Quatre explosions successives ont eu lieu ce 11 mai. Pourquoi cette résurgence des offensives contre la police et l’armée afghanes ?

Toutes ces explosions ne sont pas le fait des talibans. Celle contre une cérémonie funéraire a été revendiquée par Daech, ennemi juré des talibans. Quant à l’attaque horrible d’une maternité de Kaboul le 12 mai, où onze mères ont été froidement abattues, des nourrissons et des infirmières, il n’a pas été à ce jour revendiqué. Les talibans l’ont fermement condamné et ils sont en l’occurrence crédibles. Ce n’est pas leur genre de cible ni de leur intérêt à l’heure où ils s’efforcent de gagner la confiance et élargir leurs bases populaires. En revanche, compte tenu du mode opératoire et surtout du lieu, dans ce quartier de Dasht-i-Barchi peuplé de Hazaras chiites, cibles récurrentes de Daech, il est probable que ce dernier soit une fois encore l’auteur de ce massacre. C’est même sa spécialité.

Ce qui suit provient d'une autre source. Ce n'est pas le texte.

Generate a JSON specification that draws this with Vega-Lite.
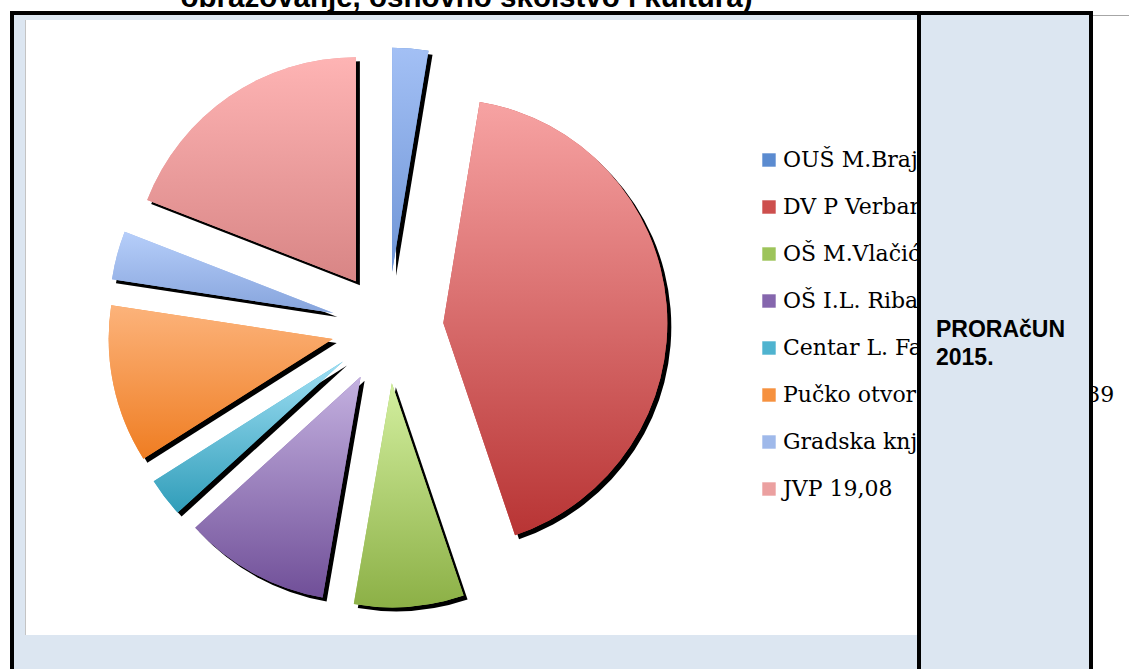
{
  "$schema": "https://vega.github.io/schema/vega-lite/v6.json",
  "background": "white",
  "padding": {"left": 10, "top": 0, "right": 0, "bottom": 0},
  "config": {"view": {"stroke": null}},
  "datasets": {
    "proracun": [
      {"rb": 1, "ustanova": "OUŠ M.Brajša 2,60", "udio": 2.6},
      {"rb": 2, "ustanova": "DV P Verbanac 42,20", "udio": 42.2},
      {"rb": 3, "ustanova": "OŠ M.Vlačića 7,90", "udio": 7.9},
      {"rb": 4, "ustanova": "OŠ I.L. Ribar 10,50", "udio": 10.5},
      {"rb": 5, "ustanova": "Centar L. Faraguna 2,80", "udio": 2.8},
      {"rb": 6, "ustanova": "Pučko otvoreno učilište 11,39", "udio": 11.39},
      {"rb": 7, "ustanova": "Gradska knjižnica 3,50", "udio": 3.5},
      {"rb": 8, "ustanova": "JVP 19,08", "udio": 19.08}
    ]
  },
  "spacing": 0,
  "resolve": {"legend": {"color": "independent"}},
  "vconcat": [
    {
      "width": 1083, "height": 11,
      "data": {"values": [{"naslov": "obrazovanje, osnovno školstvo i kultura)"}]},
      "mark": {"type": "text", "clip": true, "font": "Liberation Sans", "fontWeight": "bold", "fontSize": 29.5, "align": "center", "baseline": "alphabetic", "dx": -85, "dy": 1.5, "color": "#000000"},
      "encoding": {"text": {"field": "naslov", "type": "nominal"}}
    },
    {
      "width": 1083, "height": 4,
      "data": {"values": []}, "mark": "rect",
      "view": {"fill": "#000000", "stroke": null}
    },
    {
      "spacing": 0,
      "hconcat": [
        {"width": 4, "height": 5, "data": {"values": []}, "mark": "rect", "view": {"fill": "#000000", "stroke": null}},
        {"width": 903, "height": 5, "data": {"values": []}, "mark": "rect", "view": {"fill": "#dce6f1", "stroke": null}},
        {"width": 4, "height": 5, "data": {"values": []}, "mark": "rect", "view": {"fill": "#000000", "stroke": null}},
        {"width": 168, "height": 5, "data": {"values": []}, "mark": "rect", "view": {"fill": "#dce6f1", "stroke": null}},
        {"width": 4, "height": 5, "data": {"values": []}, "mark": "rect", "view": {"fill": "#000000", "stroke": null}},
        {"width": 36, "height": 1, "data": {"values": []}, "mark": "rect", "view": {"fill": "#a6a6a6", "stroke": null}}
      ]
    },
    {
      "spacing": 0,
      "bounds": "flush",
      "resolve": {"legend": {"color": "independent"}},
      "hconcat": [
        {"width": 4, "height": 615, "data": {"values": []}, "mark": "rect", "view": {"fill": "#000000", "stroke": null}},
        {"width": 11, "height": 615, "data": {"values": []}, "mark": "rect", "view": {"fill": "#dce6f1", "stroke": null}},
        {"width": 1, "height": 615, "data": {"values": []}, "mark": "rect", "view": {"fill": "#c4c4c4", "stroke": null}},
        {
          "width": 723, "height": 615,
          "view": {"fill": "white", "stroke": null},
          "data": {"name": "proracun"},
          "transform": [
            {"joinaggregate": [{"op": "sum", "field": "udio", "as": "ukupno"}]},
            {"window": [{"op": "sum", "field": "udio", "as": "kumulativ"}], "sort": [{"field": "rb"}], "frame": [null, 0]},
            {"calculate": "(datum.kumulativ - datum.udio) / datum.ukupno", "as": "pocetak"},
            {"calculate": "datum.kumulativ / datum.ukupno", "as": "kraj"},
            {"calculate": "(datum.kumulativ - datum.udio / 2) / datum.ukupno", "as": "sredina"}
          ],
          "encoding": {
            "theta": {"field": "pocetak", "type": "quantitative", "scale": {"domain": [0, 1]}},
            "theta2": {"field": "kraj"}
          },
          "layer": [
            {
              "mark": {"type": "arc", "outerRadius": 224, "fill": "#000000",
                "xOffset": {"expr": "56 * sin(2 * PI * datum.sredina) + 4"},
                "yOffset": {"expr": "-56 * cos(2 * PI * datum.sredina) + 4"}}
            },
            {
              "mark": {"type": "arc", "outerRadius": 224,
                "xOffset": {"expr": "56 * sin(2 * PI * datum.sredina)"},
                "yOffset": {"expr": "-56 * cos(2 * PI * datum.sredina)"}},
              "encoding": {
                "color": {
                  "field": "ustanova", "type": "nominal",
                  "scale": {
                    "domain": ["OUŠ M.Brajša 2,60", "DV P Verbanac 42,20", "OŠ M.Vlačića 7,90", "OŠ I.L. Ribar 10,50", "Centar L. Faraguna 2,80", "Pučko otvoreno učilište 11,39", "Gradska knjižnica 3,50", "JVP 19,08"],
                    "range": ["#5b8bd0", "#cd4f4d", "#9dc45a", "#8566ad", "#4fb3cf", "#f6913f", "#9fb9ea", "#eba0a0"]
                  },
                  "legend": {
                    "orient": "none", "legendX": 732, "legendY": 129, "title": null,
                    "padding": 0, "labelFont": "DejaVu Serif", "labelFontSize": 22, "labelColor": "#000000",
                    "labelLimit": 2000, "labelOffset": 3, "symbolType": "square", "symbolSize": 180,
                    "symbolStrokeWidth": 0, "rowPadding": 25
                  }
                }
              }
            },
            {
              "transform": [{"filter": "datum.rb == 1"}],
              "mark": {"type": "arc", "outerRadius": 224,
                "fill": {"gradient": "linear", "x1": 0, "y1": 0, "x2": 0, "y2": 1, "stops": [{"offset": 0, "color": "#a3c0f5"}, {"offset": 1, "color": "#6f95d6"}]},
                "xOffset": {"expr": "56 * sin(2 * PI * datum.sredina)"},
                "yOffset": {"expr": "-56 * cos(2 * PI * datum.sredina)"}}
            },
            {
              "transform": [{"filter": "datum.rb == 2"}],
              "mark": {"type": "arc", "outerRadius": 224,
                "fill": {"gradient": "linear", "x1": 0, "y1": 0, "x2": 0, "y2": 1, "stops": [{"offset": 0, "color": "#f7a3a3"}, {"offset": 1, "color": "#b83434"}]},
                "xOffset": {"expr": "56 * sin(2 * PI * datum.sredina)"},
                "yOffset": {"expr": "-56 * cos(2 * PI * datum.sredina)"}}
            },
            {
              "transform": [{"filter": "datum.rb == 3"}],
              "mark": {"type": "arc", "outerRadius": 224,
                "fill": {"gradient": "linear", "x1": 0, "y1": 0, "x2": 0, "y2": 1, "stops": [{"offset": 0, "color": "#d3ef9f"}, {"offset": 1, "color": "#8cb046"}]},
                "xOffset": {"expr": "56 * sin(2 * PI * datum.sredina)"},
                "yOffset": {"expr": "-56 * cos(2 * PI * datum.sredina)"}}
            },
            {
              "transform": [{"filter": "datum.rb == 4"}],
              "mark": {"type": "arc", "outerRadius": 224,
                "fill": {"gradient": "linear", "x1": 0, "y1": 0, "x2": 0, "y2": 1, "stops": [{"offset": 0, "color": "#c4b1e0"}, {"offset": 1, "color": "#704f98"}]},
                "xOffset": {"expr": "56 * sin(2 * PI * datum.sredina)"},
                "yOffset": {"expr": "-56 * cos(2 * PI * datum.sredina)"}}
            },
            {
              "transform": [{"filter": "datum.rb == 5"}],
              "mark": {"type": "arc", "outerRadius": 224,
                "fill": {"gradient": "linear", "x1": 0, "y1": 0, "x2": 0, "y2": 1, "stops": [{"offset": 0, "color": "#9fdff4"}, {"offset": 1, "color": "#309db9"}]},
                "xOffset": {"expr": "56 * sin(2 * PI * datum.sredina)"},
                "yOffset": {"expr": "-56 * cos(2 * PI * datum.sredina)"}}
            },
            {
              "transform": [{"filter": "datum.rb == 6"}],
              "mark": {"type": "arc", "outerRadius": 224,
                "fill": {"gradient": "linear", "x1": 0, "y1": 0, "x2": 0, "y2": 1, "stops": [{"offset": 0, "color": "#fcb37b"}, {"offset": 1, "color": "#ef7d22"}]},
                "xOffset": {"expr": "56 * sin(2 * PI * datum.sredina)"},
                "yOffset": {"expr": "-56 * cos(2 * PI * datum.sredina)"}}
            },
            {
              "transform": [{"filter": "datum.rb == 7"}],
              "mark": {"type": "arc", "outerRadius": 224,
                "fill": {"gradient": "linear", "x1": 0, "y1": 0, "x2": 0, "y2": 1, "stops": [{"offset": 0, "color": "#b6cefa"}, {"offset": 1, "color": "#86a4dc"}]},
                "xOffset": {"expr": "56 * sin(2 * PI * datum.sredina)"},
                "yOffset": {"expr": "-56 * cos(2 * PI * datum.sredina)"}}
            },
            {
              "transform": [{"filter": "datum.rb == 8"}],
              "mark": {"type": "arc", "outerRadius": 224,
                "fill": {"gradient": "linear", "x1": 0, "y1": 0, "x2": 0, "y2": 1, "stops": [{"offset": 0, "color": "#feb4b4"}, {"offset": 1, "color": "#d88585"}]},
                "xOffset": {"expr": "56 * sin(2 * PI * datum.sredina)"},
                "yOffset": {"expr": "-56 * cos(2 * PI * datum.sredina)"}}
            }
          ]
        },
        {"width": 168, "height": 615, "data": {"values": []}, "mark": "rect"},
        {"width": 4, "height": 615, "data": {"values": []}, "mark": "rect", "view": {"fill": "#000000", "stroke": null}},
        {
          "width": 168, "height": 615,
          "view": {"fill": "#dce6f1", "stroke": null},
          "data": {"values": [{"tekst": ["PRORAčUN", "2015."]}]},
          "mark": {"type": "text", "font": "Liberation Sans", "fontWeight": "bold", "fontSize": 23, "align": "left", "baseline": "alphabetic", "dx": -69, "dy": 9, "lineHeight": 28, "color": "#000000"},
          "encoding": {"text": {"field": "tekst", "type": "nominal"}}
        },
        {"width": 4, "height": 615, "data": {"values": []}, "mark": "rect", "view": {"fill": "#000000", "stroke": null}}
      ]
    },
    {
      "spacing": 0,
      "hconcat": [
        {"width": 4, "height": 34, "data": {"values": []}, "mark": "rect", "view": {"fill": "#000000", "stroke": null}},
        {"width": 903, "height": 34, "data": {"values": []}, "mark": "rect", "view": {"fill": "#dce6f1", "stroke": null}},
        {"width": 4, "height": 34, "data": {"values": []}, "mark": "rect", "view": {"fill": "#000000", "stroke": null}},
        {"width": 168, "height": 34, "data": {"values": []}, "mark": "rect", "view": {"fill": "#dce6f1", "stroke": null}},
        {"width": 4, "height": 34, "data": {"values": []}, "mark": "rect", "view": {"fill": "#000000", "stroke": null}}
      ]
    }
  ]
}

Mais il y a effectivement une forte recrudescence des attaques talibanes depuis la signature de l’accord de Doha. Entre le 1er et le 10 mars, le Long War Journal a compté 147 attaques dans 27 des 35 provinces afghanes. Et cela n’a cessé depuis, aux quatre coins du pays, contre des postes militaires, à l’instar de cette dernière attaque dans le Logar, le 12 mai, où 36 soldats afghans ont été tués. Reuters signale que les attaques talibanes de terrain ont augmenté de 70 % par rapport à la même période de l’an passé, entre le 1er mars et le 13 mai.

Rien de surprenant puisque l’accord, contrairement à ce qui a été dit ou écrit par la plupart des médias, ne comporte aucune clause de cessez-le-feu. Une seule fois le mot apparaît dans le texte, à l’alinéa 4, pour dire que cette question du cessez-le-feu sera une question parmi d’autres des négociations intra-afghanes censées se tenir à partir du 10 mars.  Le seul engagement des talibans, développé sur cinq alinéas, est de rompre avec les groupes terroristes, de ne jamais attenter à la sécurité des États-Unis depuis les zones qu’ils contrôlent, et ne pas attaquer les forces américaines dans leur processus de retrait. Jusqu’à présent, ils s’y tiennent. En revanche, les talibans n’ont cessé de dire et même d’écrire sur leur site officiel Voice of Jihad, que leur jihad continuerait après la signature de l’accord et au-delà du retrait américain, jusqu’à la victoire de leur Émirat islamique sur l’actuel régime qu’ils qualifient de « marionnette de la Maison-Blanche ».

Tous ces événements ont cours en cette période de crise sanitaire due au Covid-19. De quelle manière le pays est-il touché ? Comment cela est-il géré par les autorités ?

L’Afghanistan semble encore assez peu touché par le coronavirus, avec 4 687 cas déclarés et 122 morts en date du 12 mai, pour une population d’environ 35 millions (il n’y a pas eu de recensement depuis 1976), mais le système de santé publique n’est sans doute pas assez solide pour établir des statistiques fiables et surtout une réponse sanitaire à la hauteur du risque… Dès que la pandémie a explosé en Iran, plusieurs milliers d’Afghans réfugiés sont rentrés au pays. L’administration afghane, un peu débordée, a cependant fait de son mieux pour tester le plus grand nombre possible d’arrivants.

Les talibans ont joué un rôle non négligeable dans la lutte contre la pandémie. Ils ont été plus rapides que les autorités sanitaires, au moins dans les districts qu’ils contrôlent, à alerter la population, distribuer des masques, et organiser le confinement au point de demander à la population de ne plus fréquenter les mosquées, mais de prier à la maison. La gestion du Covid-19 peut être un outil de « câlinothérapie ». Il y en a d’autres, comme la nomination d’un Hazara chiite, Mawlawi Mahdi, au rang de chef de district du gouvernorat taliban de Sar-i-Pul (nomination qui tend à exonérer les talibans de l’attaque contre les mères hazaras de la maternité d’un quartier ouest de Kaboul).